Quality of Life Research 5/2008

The impact of chronic hepatitis C and co-morbid illnesses on health-related quality of life

Tijdschrift:
Quality of Life Research > Uitgave 5/2008
Auteurs:
Jeffrey W. Kwan, Ruth C. Cronkite, Antony Yiu, Mary K. Goldstein, Lewis Kazis, Ramsey C. Cheung
Belangrijke opmerkingen
J. W. Kwan and R. C. Cronkite have contributed equally to the study.

Abstract

Objectives

Determine the relative impact of chronic hepatitis C (CHC) and co-morbid illnesses on health-related quality of life (HRQoL) in 3023 randomly selected veterans with known hepatitis C virus antibody (anti-HCV) status who previously completed a veteran-specific HRQoL questionnaire (SF-36V).

Methods

Multiple regression analyses were performed to measure the relative contribution of anti-HCV status, four demographic variables, and ten common medical and six psychiatric co-morbidities to HRQoL between 303 anti-HCV(+) and 2720 anti-HCV(−) patients.

Results

Anti-HCV(+) veterans were younger, reported a lower HRQoL on seven of eight 36-Item Short Form Health Survey for Veterans (SF-36V) subscales (P ≤ 0.001) and the mental component summary (MCS) scale (P < 0.001). The ten medical and six psychiatric co-morbidities had variable impact on predicting lower HRQoL in both groups.
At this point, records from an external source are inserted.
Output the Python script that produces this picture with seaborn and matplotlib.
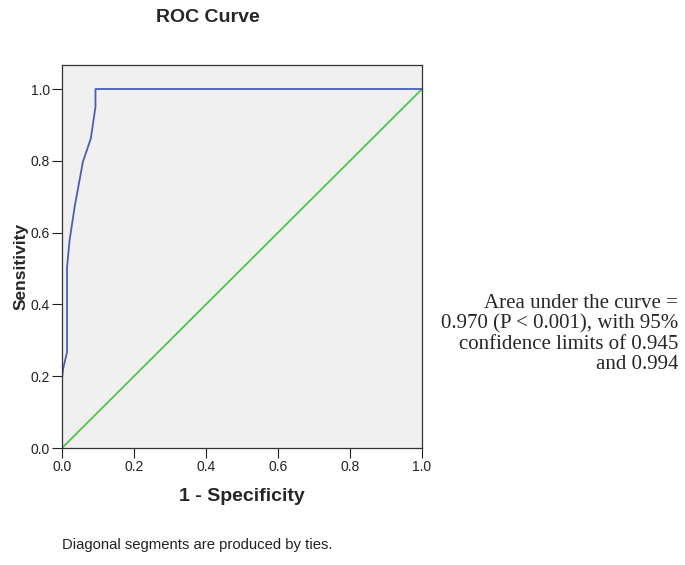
import numpy as np
import pandas as pd
import matplotlib
matplotlib.use("Agg")
import matplotlib.pyplot as plt
import seaborn as sns

# ROC curve points
fpr = [0.0, 0.0, 0.003, 0.014, 0.014, 0.021, 0.035, 0.058, 0.080, 0.093, 0.093, 1.0]
tpr = [0.0, 0.193, 0.22, 0.267, 0.504, 0.578, 0.671, 0.797, 0.862, 0.950, 1.0, 1.0]
ref_x = [0.0, 1.0]
ref_y = [0.0, 1.0]
ticks = [0.0, 0.2, 0.4, 0.6, 0.8, 1.0]
tick_labels = ["0.0", "0.2", "0.4", "0.6", "0.8", "1.0"]

sns.set_style("ticks")
plt.rcParams["font.family"] = ["Liberation Sans", "DejaVu Sans"]

fig = plt.figure(figsize=(6.85, 5.65), dpi=100)
ax = fig.add_axes([62 / 685, 1 - 448 / 565, 360 / 685, 383 / 565])
ax.set_facecolor("#f0f0f0")

roc = pd.DataFrame({"fpr": fpr, "tpr": tpr})
diag = pd.DataFrame({"x": ref_x, "y": ref_y})
sns.lineplot(data=diag, x="x", y="y", sort=False, estimator=None,
             color="#4fc44f", linewidth=1.3, ax=ax)
sns.lineplot(data=roc, x="fpr", y="tpr", sort=False, estimator=None,
             color="#4a5fb3", linewidth=1.3, ax=ax)

ax.set_xlim(0, 1.0)
ax.set_ylim(0, 383 / 359)
ax.set_xticks(ticks)
ax.set_xticklabels(tick_labels)
ax.set_yticks(ticks)
ax.set_yticklabels(tick_labels)
ax.tick_params(axis="both", direction="out", length=7, width=0.8,
               labelsize=10, pad=1.5, colors="#222222")
for s in ax.spines.values():
    s.set_color("#333333")
    s.set_linewidth(0.9)

ax.set_xlabel("1 - Specificity", fontsize=14, fontweight="bold", labelpad=10)
ax.set_ylabel("Sensitivity", fontsize=12.5, fontweight="bold")
ax.yaxis.set_label_coords(-0.094, 0.474)
fig.text(208 / 685, 1 - 17 / 565, "ROC Curve", fontsize=14, fontweight="bold",
         ha="center", va="center")

fig.text(62 / 685, 1 - 545 / 565, "Diagonal segments are produced by ties.",
         fontsize=10.7, ha="left", va="center", color="#222222")

fig.text(678 / 685, 1 - 334 / 565,
         "Area under the curve =\n0.970 (P < 0.001), with 95%\nconfidence limits of 0.945\nand 0.994",
         fontsize=15, ha="right", va="center", family=["Liberation Serif"],
         linespacing=1.1)

fig.savefig("out.png", dpi=100)
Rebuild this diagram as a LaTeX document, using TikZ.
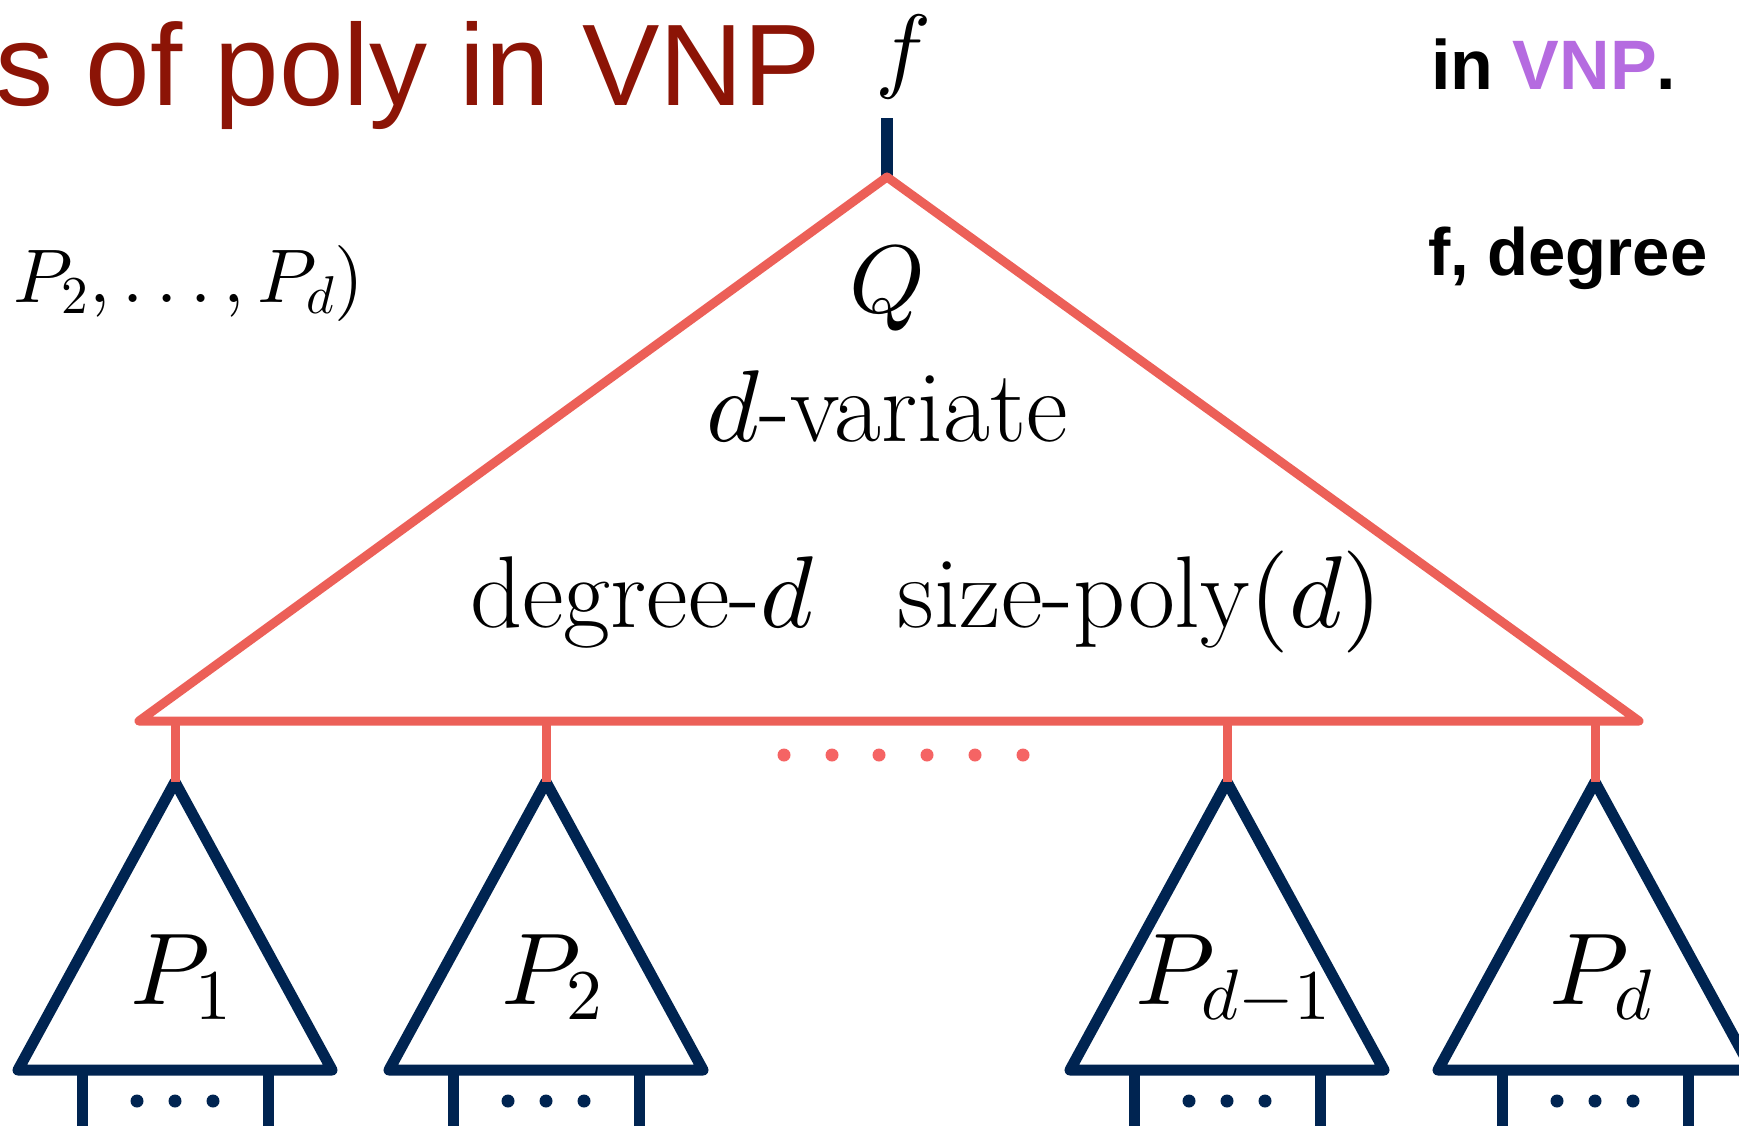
\documentclass[tikz,border=0pt]{standalone}
\usepackage{fontspec}
\newfontfamily\titlefont{Liberation Sans}
\newfontfamily\boldsans{Liberation Sans}
\DeclareFontFamily{OML}{cmm}{\skewchar\font'177}
\DeclareFontShape{OML}{cmm}{m}{it}{<-8.5>cmmi7<8.5->cmmi10}{}
\DeclareFontShape{OML}{cmm}{b}{it}{<->cmmib10}{}
\DeclareFontFamily{OT1}{cmr}{\hyphenchar\font45}
\DeclareFontShape{OT1}{cmr}{m}{n}{<->cmr10}{}
\DeclareFontShape{OT1}{cmr}{bx}{n}{<->cmbx10}{}
\DeclareFontFamily{OMS}{cmsy}{\skewchar\font'60}
\DeclareFontShape{OMS}{cmsy}{m}{n}{<->cmsy10}{}
\DeclareFontShape{OMS}{cmsy}{b}{n}{<->cmbsy10}{}
\usetikzlibrary{calc}
\definecolor{coral}{RGB}{236,96,88}
\definecolor{dotred}{RGB}{245,100,100}
\definecolor{navy}{RGB}{0,36,81}
\definecolor{titlered}{RGB}{140,20,6}
\definecolor{vnppurple}{RGB}{181,107,224}
\tikzset{
  redline/.style={draw=coral, line width=9pt, line join=round},
  navyline/.style={draw=navy, line width=11pt, line join=round},
  mathlabel/.style={inner sep=0pt, anchor=base, font=\fontsize{102}{108}\selectfont},
  reddot/.style={fill=dotred, draw=none},
  navydot/.style={fill=navy, draw=none},
}
\newcommand{\childtree}[3]{%
  \coordinate (#1top) at (#2,782);
  \draw[navyline] (#1top) -- ($(#1top)+(-157,288)$) -- ($(#1top)+(157,288)$) -- cycle;
  \node[mathlabel] (#1lab) at ($(#1top)+(6,222)$) {#3};
  \coordinate (#1legL) at ($(#1top)+(-93,288)$);
  \coordinate (#1legR) at ($(#1top)+(93,288)$);
  \coordinate (#1legLb) at ($(#1top)+(-93,350)$);
  \coordinate (#1legRb) at ($(#1top)+(93,350)$);
  \draw[navyline] (#1legL) -- (#1legLb);
  \draw[navyline] (#1legR) -- (#1legRb);
  \foreach \dx in {-38,0,38} \fill[navydot] ($(#1top)+(\dx,319)$) circle (6.5);
}
\begin{document}
\begin{tikzpicture}[x=1pt,y=-1pt]
\useasboundingbox (0,0) rectangle (1739,1125);
\begin{scope}
\clip (0,0) rectangle (1739,1125);
\node[inner sep=0pt, anchor=base east, text=titlered, font=\titlefont\fontsize{116}{120}\selectfont] (title) at (821,105) {s of poly in VNP};
\node[inner sep=0pt, anchor=base, font=\fontsize{94}{100}\selectfont] (flab) at (904,80) {$f$};
\coordinate (stemtop) at (887,118);
\coordinate (Qtop) at (887,177);
\draw[navyline, line width=12pt] (stemtop) -- (Qtop);
\coordinate (QL) at (139,721);
\coordinate (QR) at (1639,721);
\draw[redline] (Qtop) -- (QL) -- (QR) -- cycle;
\node[mathlabel, font=\fontsize{96}{100}\selectfont] (Qlab) at (887,312) {$Q$};
\node[mathlabel] (dvar) at (887,441) {$d$-variate};
\node[mathlabel] (deg) at (642,627) {degree-$d$};
\node[mathlabel] (size) at (1140,627) {size-poly$(d)$};
\childtree{A}{175}{$P_1$}
\childtree{B}{546}{$P_2$}
\childtree{C}{1227}{$P_{d-1}$}
\childtree{D}{1595}{$P_d$}
\foreach \n in {A,B,C,D} {
  \coordinate (\n base) at ($(\n top)+(0,-61)$);
  \draw[redline] (\n base) -- (\n top);
}
\foreach \x in {784,832,879,927,975,1023} \fill[reddot] (\x,755) circle (6.5);
\node[inner sep=0pt, anchor=base west, font=\fontsize{76}{80}\selectfont] (plist) at (13,302) {$P_2,\ldots,P_d)$};
\node[inner sep=0pt, anchor=base west, font=\boldsans\bfseries\fontsize{70}{74}\selectfont] (invnp) at (1431,89) {in \textcolor{vnppurple}{VNP}.};
\node[inner sep=0pt, anchor=base west, font=\boldsans\bfseries\fontsize{67}{72}\selectfont] (fdeg) at (1428,275) {f, degree};
\end{scope}
\end{tikzpicture}
\end{document}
After adjusting for demographic variables and co-morbid illnesses, we found that anti-HCV(+) patients reported a significantly lower MCS score (P < 0.001) and a trend toward a lower physical component summary (PCS) score (P < 0.07) compared to anti-HCV(−) veterans. Among the anti-HCV(+) veterans, co-morbid medical illnesses contributed to impaired PCS but not to MCS.

Conclusions

Veterans with CHC were younger than HCV(−) veterans and hence less likely to have other co-morbid medical illnesses. Medical co-morbidities seen in those veterans with CHC contribute to impaired PCS but not MCS. Anti-HCV(+) status negatively affects HRQoL, particularly MCS, independently of medical and psychiatric co-morbidities.